[Easy][FSDP] Clarify `_use_unsharded_grad_views` comment (#100359)

This is an easy follow-up to the previous PR to (1) clarify that `view` is the original parameter's gradient and (2) that after `reshard()` the gradient is on CPU only if offloading parameters.
Pull Request resolved: https://github.com/pytorch/pytorch/pull/100359
Approved by: https://github.com/rohan-varma
diff --git a/torch/distributed/fsdp/flat_param.py b/torch/distributed/fsdp/flat_param.py
index 072f2a9..ca01241 100644
--- a/torch/distributed/fsdp/flat_param.py
+++ b/torch/distributed/fsdp/flat_param.py
@@ -1779,9 +1779,11 @@
             ):
                 # NOTE: This is a hack using `.data` to side step the check
                 # that parameter/gradient sizes/dtypes/devices match.
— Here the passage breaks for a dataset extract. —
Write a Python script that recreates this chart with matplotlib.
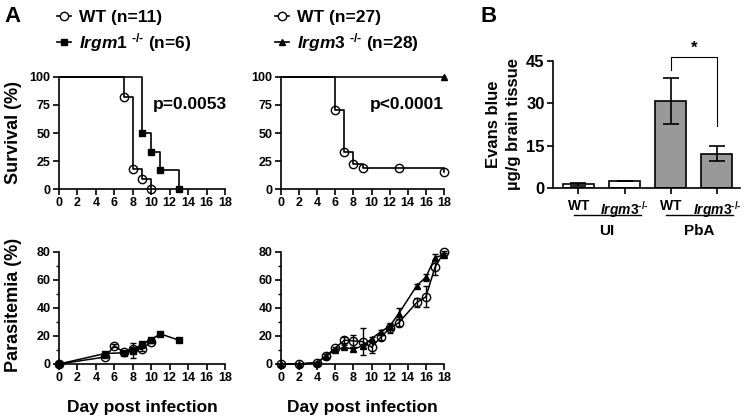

From
-                # calling `reshard()`, `param` has the sharded size, the full
-                # precision dtype, and is on CPU. Thus, one or more of the
-                # following cases can hold when in `no_sync()`:
+                # calling `reshard()`, `param` has the sharded size, has the
+                # full precision dtype, and if CPU offloading is enabled, is on
+                # CPU. Thus, one or more of the following cases can hold when
+                # in `no_sync()`, where `view` is the original parameter's
+                # gradient:
                 # 1. `view` can have the unsharded size.
                 # 2. `view` can have the parameter low precision dtype.
                 # 3. `view` can be on GPU.